While some of those engaged in cyberattacks still wield virtual hacksaws and decode complex pathways, just about every cyberthief seeks the path of least resistance. Credential stuffing is one of the names that that path goes by.
Credential stuffing takes basic brute-force attacks to another — one might say more efficient — level. It replaces bluntness and random strings not with finesse but with what amounts to inside information. Think of credential stuffing as less like picking a single lock than gaining possession of the master key. In the wake of a breach, any breach, login credentials suddenly become currency, eligible for use on other servers.
That's problematic enough during normal times. During the COVID-19 pandemic, the challenges have only multiplied. Large-scale phishing campaigns and database dumps are happening at this writing. Risk factors are off the charts, given that more users are working remotely and, unfortunately, are having a tough time spotting phishing emails. That in turn leads to stolen credentials for services like Zoom and, thanks to password reuse, threatens to compromise other accounts and other applications. This also leads to the increasingly pervasive — and threatening — practice of business email compromise (BEC), where a single phished or dumped password can expose a user's full email history and enable the attacker even more access into that user's personal and professional life.
Back in the day, hackers maintained word lists — likely or conceivable passwords — to use against a system or an account.

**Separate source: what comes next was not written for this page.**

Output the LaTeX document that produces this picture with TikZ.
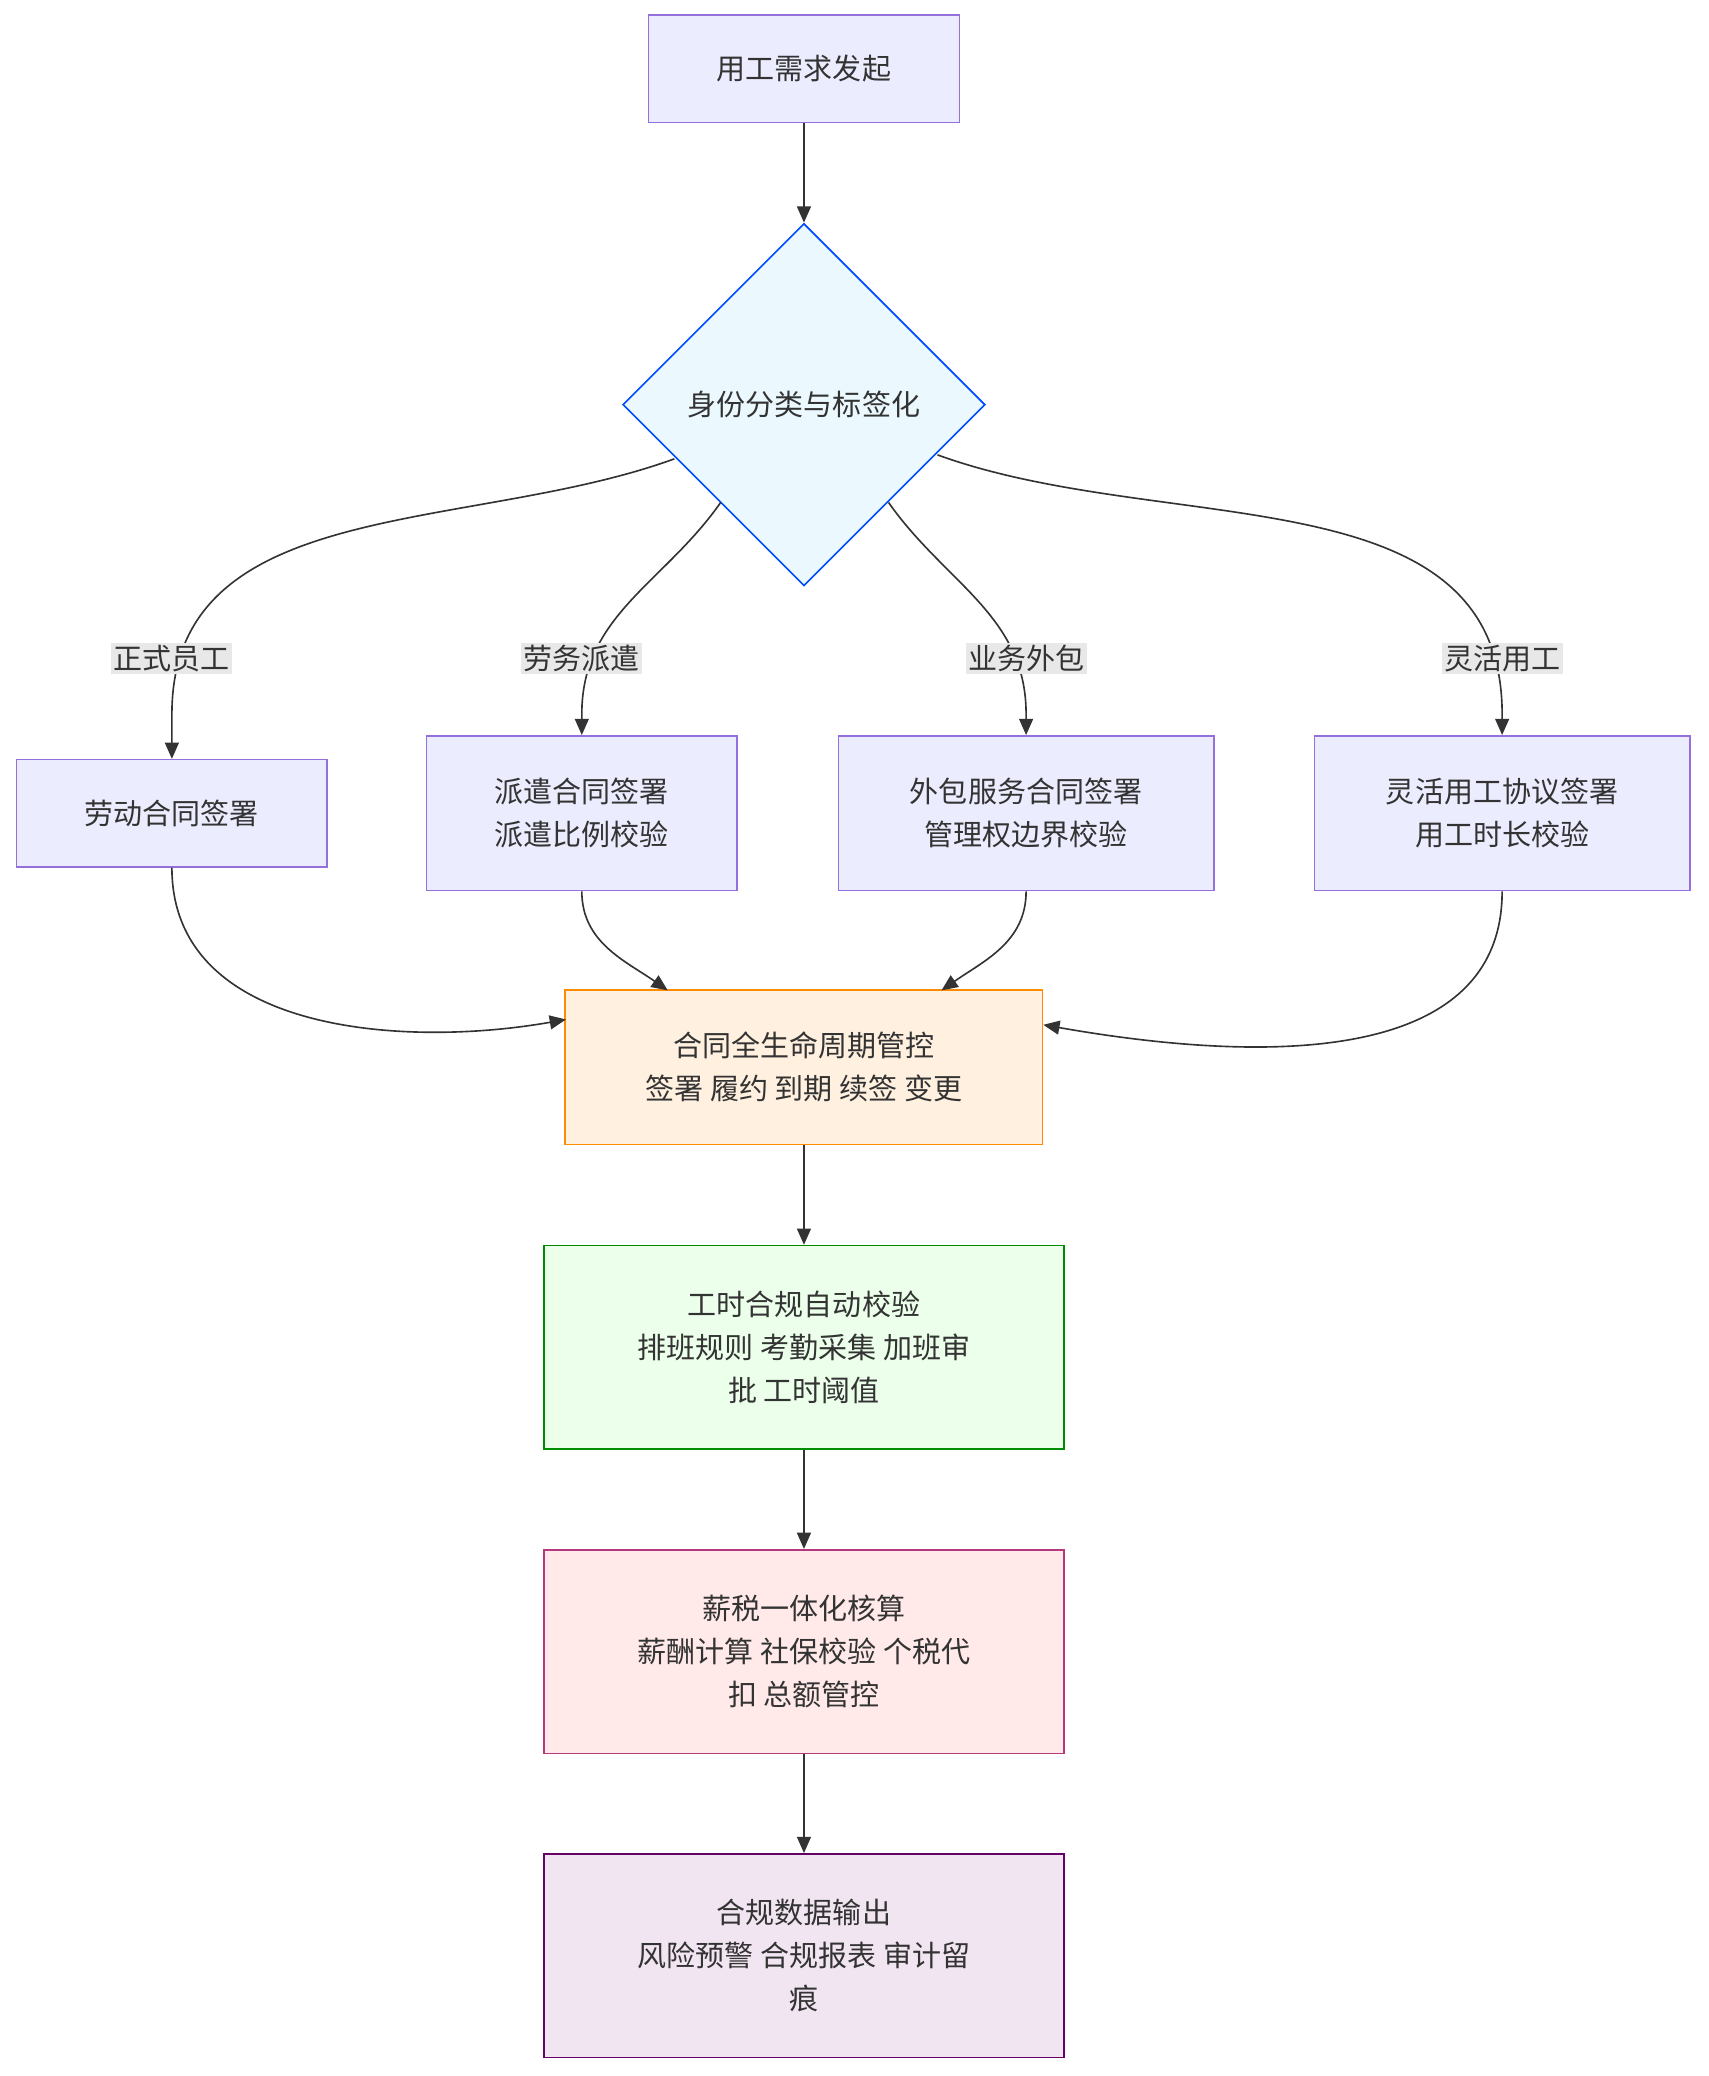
\documentclass[tikz,border=0pt]{standalone}
\usepackage{fontspec}
\setmainfont{Noto Sans CJK SC}
\usetikzlibrary{shapes.geometric,arrows.meta}
\definecolor{boxfill}{HTML}{ECECFF}
\definecolor{boxline}{HTML}{9370DB}
\definecolor{txt}{HTML}{333333}
\begin{document}
\begin{tikzpicture}[x=0.02cm,y=0.02cm,
    font=\fontsize{12.5}{18.5}\selectfont\color{txt},
    box/.style={draw=boxline,fill=boxfill,line width=0.7pt,align=center,inner sep=0pt},
    lab/.style={fill=black!9,inner sep=1pt},
    arr/.style={draw=txt,line width=0.7pt,-{Triangle[length=7pt,width=6pt]}},
    lnk/.style={draw=txt,line width=0.7pt}]
    \useasboundingbox (0,0) rectangle (1292,-1570);
    \node [box,minimum width=235*0.02cm,minimum height=81*0.02cm] (start) at (608,-52) {用工需求发起};
    \node [diamond,draw=blue!70!cyan,fill=cyan!8,line width=0.7pt,minimum width=274*0.02cm,minimum height=274*0.02cm,inner sep=0pt] (dia) at (608,-306) {身份分类与标签化};
    \node [box,minimum width=235*0.02cm,minimum height=81*0.02cm] (formal) at (130,-615) {劳动合同签署};
    \node [box,minimum width=235*0.02cm,minimum height=117*0.02cm] (dispatch) at (440,-615) {派遣合同签署\\派遣比例校验};
    \node [box,minimum width=284*0.02cm,minimum height=117*0.02cm] (outsrc) at (776,-615) {外包服务合同签署\\管理权边界校验};
    \node [box,minimum width=284*0.02cm,minimum height=117*0.02cm] (flex) at (1136,-615) {灵活用工协议签署\\用工时长校验};
    \node [box,draw=orange!90!yellow,fill=orange!12,minimum width=361*0.02cm,minimum height=117*0.02cm] (life) at (608,-807) {合同全生命周期管控\\签署 履约 到期 续签 变更};
    \node [box,draw=green!55!black,fill=green!8,minimum width=393*0.02cm,minimum height=154*0.02cm] (work) at (608,-1019) {工时合规自动校验\\排班规则 考勤采集 加班审\\批 工时阈值};
    \node [box,draw=magenta!70!black,fill=pink!35,minimum width=393*0.02cm,minimum height=154*0.02cm] (pay) at (608,-1249) {薪税一体化核算\\薪酬计算 社保校验 个税代\\扣 总额管控};
    \node [box,draw=violet!80!black,fill=violet!10,minimum width=393*0.02cm,minimum height=154*0.02cm] (out) at (608,-1479) {合规数据输出\\风险预警 合规报表 审计留\\痕};
    % edges from the diamond
    \draw [arr] (start) -- (dia);
    \draw [arr] (510,-347) to[out=200,in=90] (130,-540) -- (formal.north);
    \draw [arr] (545,-380) to[out=235,in=90] (440,-540) -- (dispatch.north);
    \draw [arr] (672,-380) to[out=-55,in=90] (776,-540) -- (outsrc.north);
    \draw [arr] (709,-344) to[out=-20,in=90] (1136,-540) -- (flex.north);
    \node [lab] (l1) at (130,-498) {正式员工};
    \node [lab] (l2) at (440,-498) {劳务派遣};
    \node [lab] (l3) at (776,-498) {业务外包};
    \node [lab] (l4) at (1136,-498) {灵活用工};
    % edges into the lifecycle box
    \draw [arr] (formal.south) to[out=-90,in=190] (428,-771);
    \draw [arr] (dispatch.south) to[out=-90,in=145] (505,-749);
    \draw [arr] (outsrc.south) to[out=-90,in=35] (712,-749);
    \draw [arr] (flex.south) to[out=-90,in=-10] (789,-775);
    \draw [arr] (life) -- (work);
    \draw [arr] (work) -- (pay);
    \draw [arr] (pay) -- (out);
\end{tikzpicture}
\end{document}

Hitting paydirt was a time-consuming process that paid uncertain dividends. With the profusion of legitimate passwords out and about in the real world — passwords associated with known accounts and usernames from online destinations such as Netflix, Facebook, Dropbox and legions more — credential stuffing effectively means game over for a huge number of users. And that wall that once separated business accounts (say, Wells Fargo) from personal accounts (say, Amazon Prime) has long since been, pardon the expression, breached. Password reuse has morphed into password abuse.
Here, as in so many other realms of cyber life, hackers got there first. They figured out the obvious: Ransacking a heavily trafficked site — a single service that yields access to thousands or millions of accounts — beats playing roulette with more obscure destinations. All of which is an irrefutable argument in favor of deploying unique passwords, at the very least.

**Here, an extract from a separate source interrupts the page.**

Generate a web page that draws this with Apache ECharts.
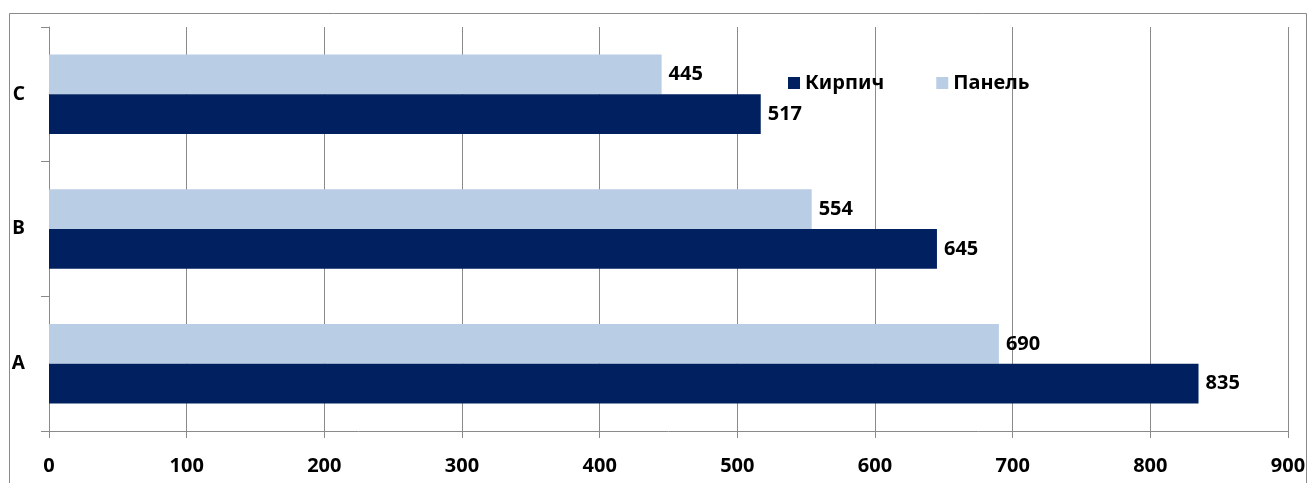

There is, in fact, much more that individuals, acting as consumers and members of a given business community, can do. Requiring regular password changes and two-factor authentication can be effective at stopping these types of attacks, two-factor authentication especially.

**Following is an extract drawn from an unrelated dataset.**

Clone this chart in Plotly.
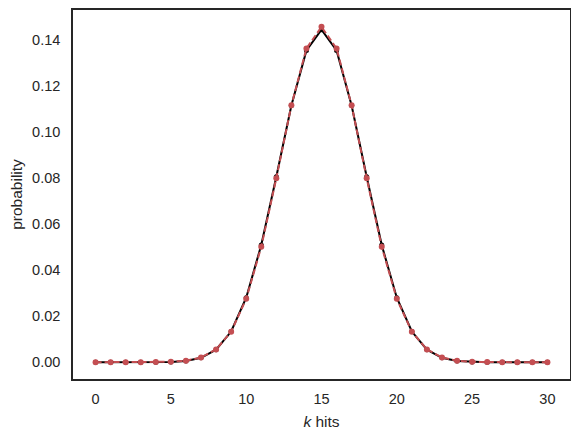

That said, be aware that continuously compelling users to change passwords and having to remember so many different password combinationsmay have unintended consequences. Users may wind up creating a base password and simply changing the last few characters, which can lead to weak, and easily cracked, passwords. Enter the password manager, a popular solution but one that carries its own risks. A password manager effectively serves as a vault holding a trove of passwords, so take special care when selecting a password management solution. With two-factor authentication, even if the password is weak or leaked, the attacker isn't able to log in without having physical access to the user's phone or another device used to generate an OTP (one-time password). This is why most online services are scrambling to implement two-factor authentication or some other means of protecting potentially compromised accounts, such as artificial intelligence and machine learning.
If two-factor authentication is not possible, at the very least, mandate regular password changes. Doing so will make it more difficult to guess the correct password, given that leaked databases are not always fresh, and different sites will have different password change schedules, which, in turn, may effectively lead to randomized passwords. When using a password manager, it's also a good idea to use its security health-check feature, assuming one is available. Signing up an individual or an organization to an online list such as "have i been pwned" can help minimize risk after a leak from a password dump.It's yet another way to compel hackers to work that much harder to do mischief.